'''

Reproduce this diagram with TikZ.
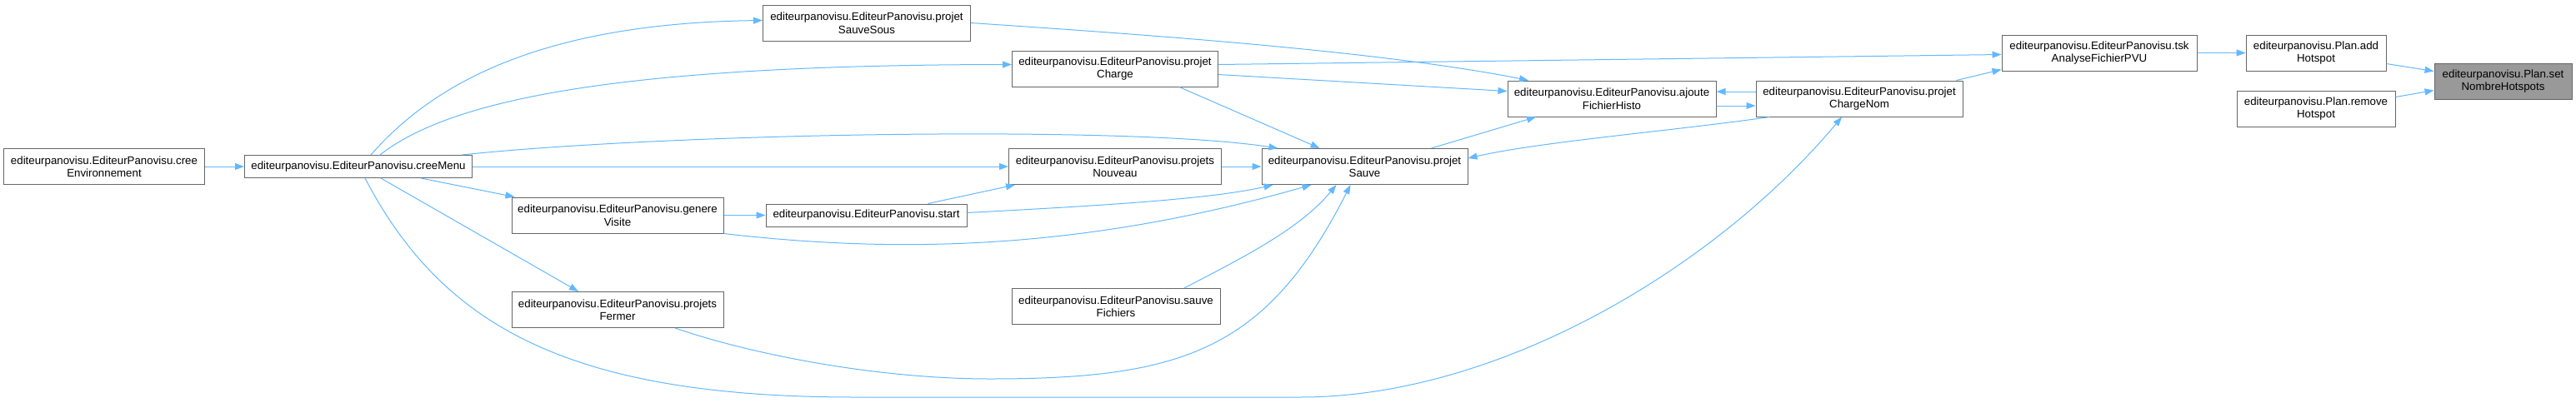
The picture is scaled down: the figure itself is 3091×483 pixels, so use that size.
\documentclass[tikz,border=0pt]{standalone}
\usepackage{fontspec}
\setmainfont{Liberation Sans}
\usetikzlibrary{arrows.meta}
\definecolor{edgeblue}{HTML}{63B8FF}
\definecolor{boxline}{HTML}{666666}
\definecolor{focusfill}{HTML}{999999}

\begin{document}
\begin{tikzpicture}[x=1pt, y=-1pt, >={Triangle[length=11pt, width=8pt]},
  fn/.style={draw=boxline, fill=white, line width=1pt, align=center, inner sep=2pt,
    font=\fontsize{13.3}{15.5}\selectfont, minimum height=43pt},
  fn1/.style={fn, minimum height=27pt},
  focus/.style={fn, fill=focusfill},
  edge/.style={->, color=edgeblue, line width=1pt}]
  \useasboundingbox (0,0) rectangle (3091,483);

  % callers, left to right
  \node[fn, minimum width=241pt] (env) at (125,200) {editeurpanovisu.EditeurPanovisu.cree\\Environnement};
  \node[fn1, minimum width=273pt] (menu) at (430,200) {editeurpanovisu.EditeurPanovisu.creeMenu};
  \node[fn, minimum width=254pt] (visite) at (741,258.5) {editeurpanovisu.EditeurPanovisu.genere\\Visite};
  \node[fn, minimum width=254pt] (fermer) at (741,372) {editeurpanovisu.EditeurPanovisu.projets\\Fermer};
  \node[fn, minimum width=249pt] (sauvesous) at (1040,27.5) {editeurpanovisu.EditeurPanovisu.projet\\SauveSous};
  \node[fn1, minimum width=241pt] (start) at (1039.5,258.5) {editeurpanovisu.EditeurPanovisu.start};
  \node[fn, minimum width=247pt] (charge) at (1338,82.5) {editeurpanovisu.EditeurPanovisu.projet\\Charge};
  \node[fn, minimum width=255pt] (nouveau) at (1338,200) {editeurpanovisu.EditeurPanovisu.projets\\Nouveau};
  \node[fn, minimum width=250pt] (fichiers) at (1339,368) {editeurpanovisu.EditeurPanovisu.sauve\\Fichiers};
  \node[fn, minimum width=247pt] (sauve) at (1637.5,200) {editeurpanovisu.EditeurPanovisu.projet\\Sauve};
  \node[fn, minimum width=250pt] (histo) at (1934,118.5) {editeurpanovisu.EditeurPanovisu.ajoute\\FichierHisto};
  \node[fn, minimum width=248pt] (chargenom) at (2231,118.5) {editeurpanovisu.EditeurPanovisu.projet\\ChargeNom};
  \node[fn, minimum width=234pt] (tsk) at (2519,63.5) {editeurpanovisu.EditeurPanovisu.tsk\\AnalyseFichierPVU};
  \node[fn, minimum width=168pt] (add) at (2779,63.5) {editeurpanovisu.Plan.add\\Hotspot};
  \node[fn, minimum width=190pt] (remove) at (2779,130.5) {editeurpanovisu.Plan.remove\\Hotspot};
  \node[focus, minimum width=165pt] (setnb) at (3003.5,97.5) {editeurpanovisu.Plan.set\\NombreHotspots};

  % calls
  \draw[edge] (env) -- (menu);
  \draw[edge] ([xshift=15pt]menu.north) .. controls (520,100) and (650,28) .. ([yshift=3pt]sauvesous.west);
  \draw[edge] ([xshift=26pt]menu.north) .. controls (540,120) and (740,78) .. ([yshift=5pt]charge.west);
  \draw[edge] ([xshift=124pt]menu.north) .. controls (800,160) and (1350,150) .. ([xshift=-104pt]sauve.north);
  \draw[edge] (menu) -- (nouveau);
  \draw[edge] ([xshift=75pt]menu.south) -- ([xshift=4pt]visite.north west);
  \draw[edge] ([xshift=27pt]menu.south) -- ([xshift=-47pt]fermer.north);
  \draw[edge] ([xshift=8pt]menu.south) .. controls (530,390) and (680,477) .. (1026,477) -- (1560,477)
    .. controls (1800,477) and (2060,320) .. ([xshift=-21pt]chargenom.south);

  \draw[edge] (sauvesous.east) .. controls (1350,40) and (1650,60) .. ([xshift=-100pt]histo.north);
  \draw[edge] ([yshift=-7pt]charge.east) -- ([yshift=9pt]histo.west);
  \draw[edge] ([yshift=5pt]charge.east) -- ([yshift=-2pt]tsk.west);
  \draw[edge] ([xshift=77pt]charge.south) -- ([xshift=-54pt]sauve.north);
  \draw[edge] (nouveau) -- (sauve);
  \draw[edge] ([xshift=74pt]start.north) -- ([xshift=8pt]nouveau.south west);
  \draw[edge] ([yshift=3pt]start.east) .. controls (1300,248) and (1450,240) .. ([xshift=-110pt]sauve.south);
  \draw[edge] (visite) -- (start);
  \draw[edge] (visite.south east) .. controls (1080,305) and (1300,300) .. ([xshift=-64pt]sauve.south);
  \draw[edge] ([xshift=82pt]fichiers.north) .. controls (1490,310) and (1560,275) .. ([xshift=-34pt]sauve.south);
  \draw[edge] ([xshift=69pt]fermer.south) .. controls (900,425) and (1050,455) .. (1188,455)
    .. controls (1420,455) and (1520,420) .. ([xshift=-17pt]sauve.south);

  \draw[edge] ([xshift=80pt]sauve.north) -- ([xshift=-91pt]histo.south);
  \draw[edge] ([yshift=-8.5pt]histo.east) -- ([yshift=-8.5pt]chargenom.west);
  \draw[edge] ([yshift=8.5pt]chargenom.west) -- ([yshift=8.5pt]histo.east);
  \draw[edge] ([xshift=17pt]chargenom.south west) .. controls (2000,158) and (1850,170) .. ([yshift=10pt]sauve.east);
  \draw[edge] ([xshift=-8pt]chargenom.north east) -- ([yshift=2pt]tsk.south west);
  \draw[edge] (tsk) -- (add);
  \draw[edge] ([yshift=-13pt]add.east) -- ([yshift=12pt]setnb.west);
  \draw[edge] ([yshift=14pt]remove.east) -- ([yshift=-11pt]setnb.west);
\end{tikzpicture}
\end{document}
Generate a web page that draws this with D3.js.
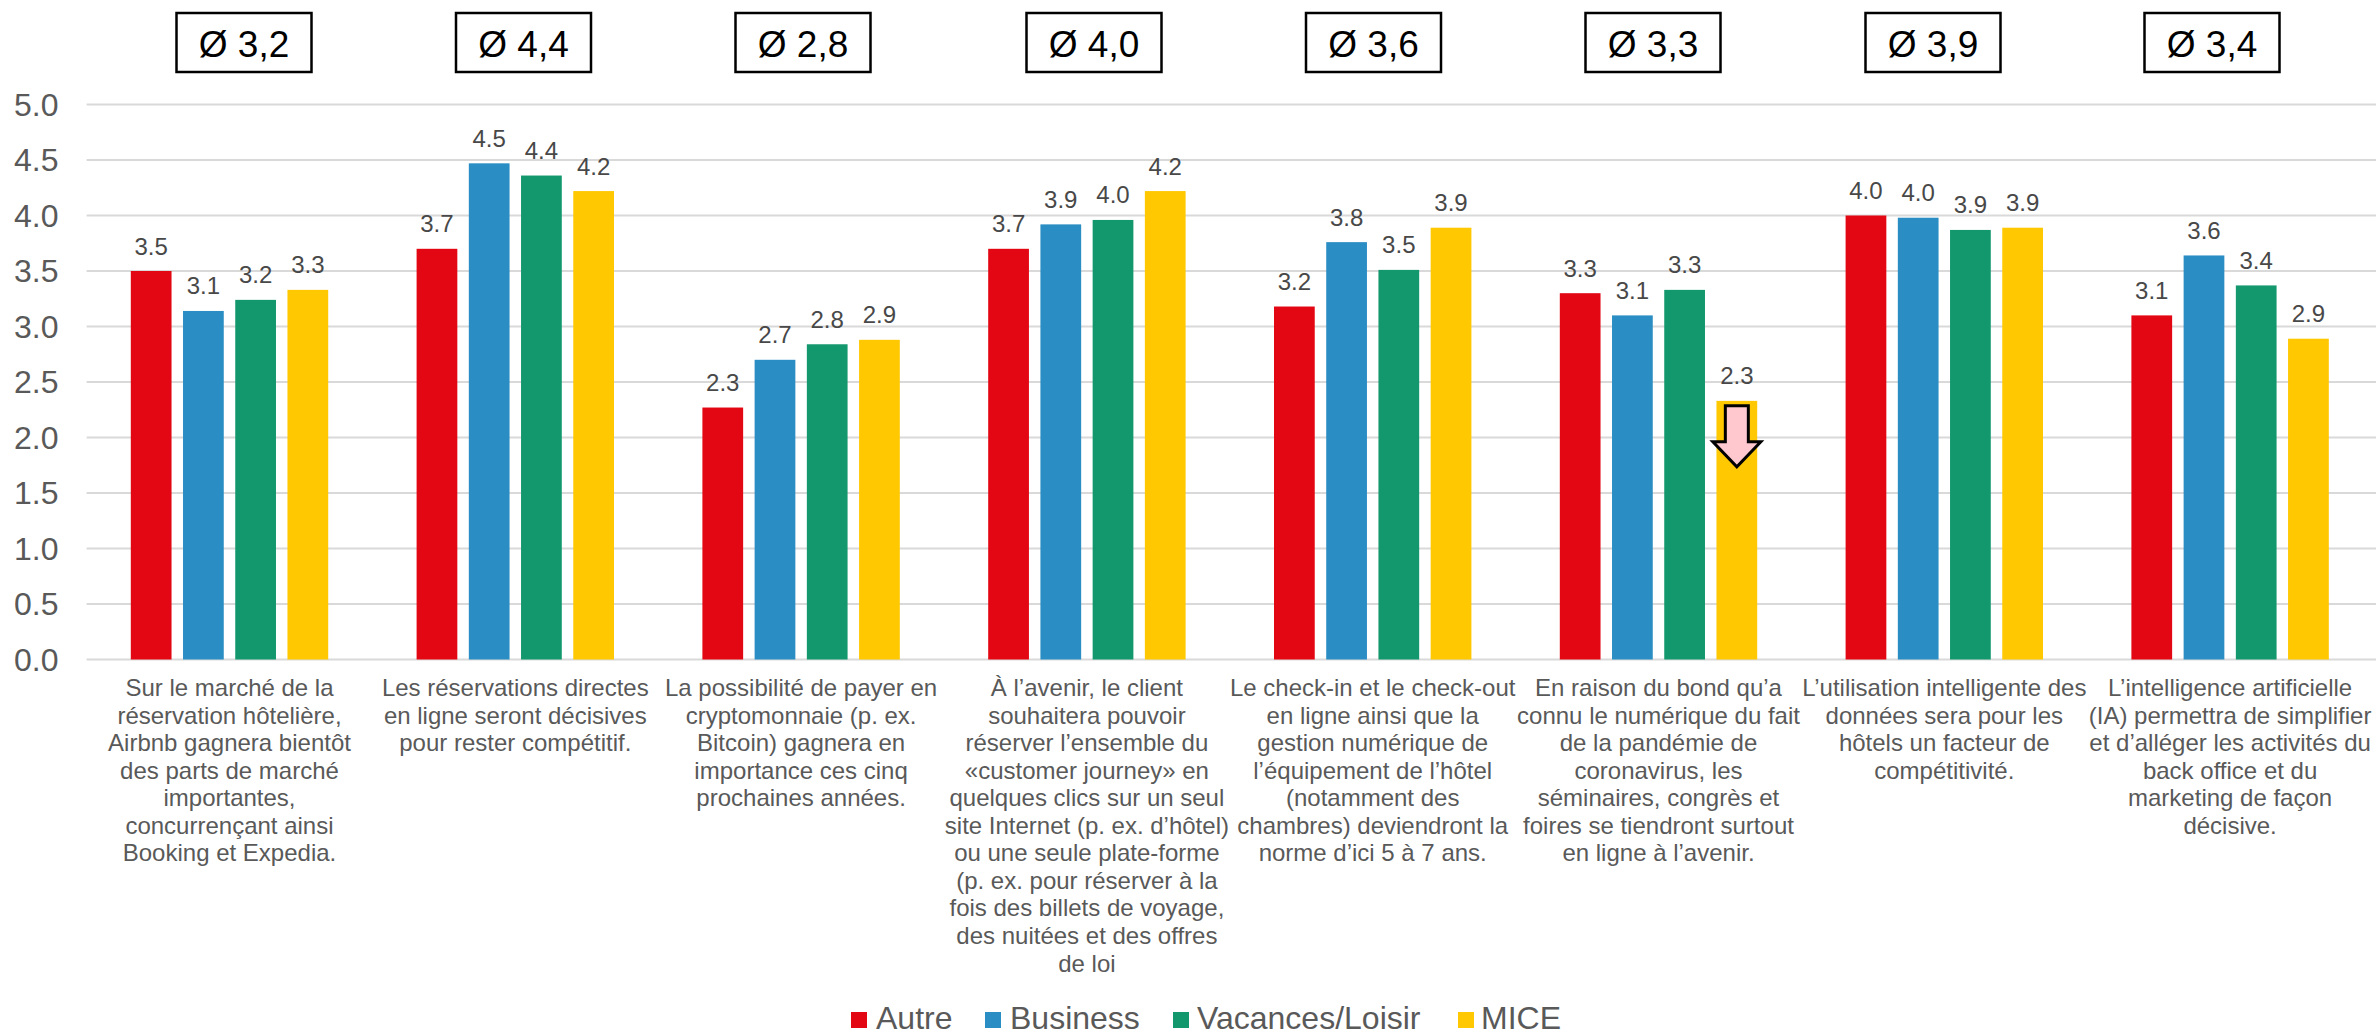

'''

Show every line of the listing in which the string "with" can be found.

Reproduce this diagram with TikZ.
Generate a web page that draws this with D3.js.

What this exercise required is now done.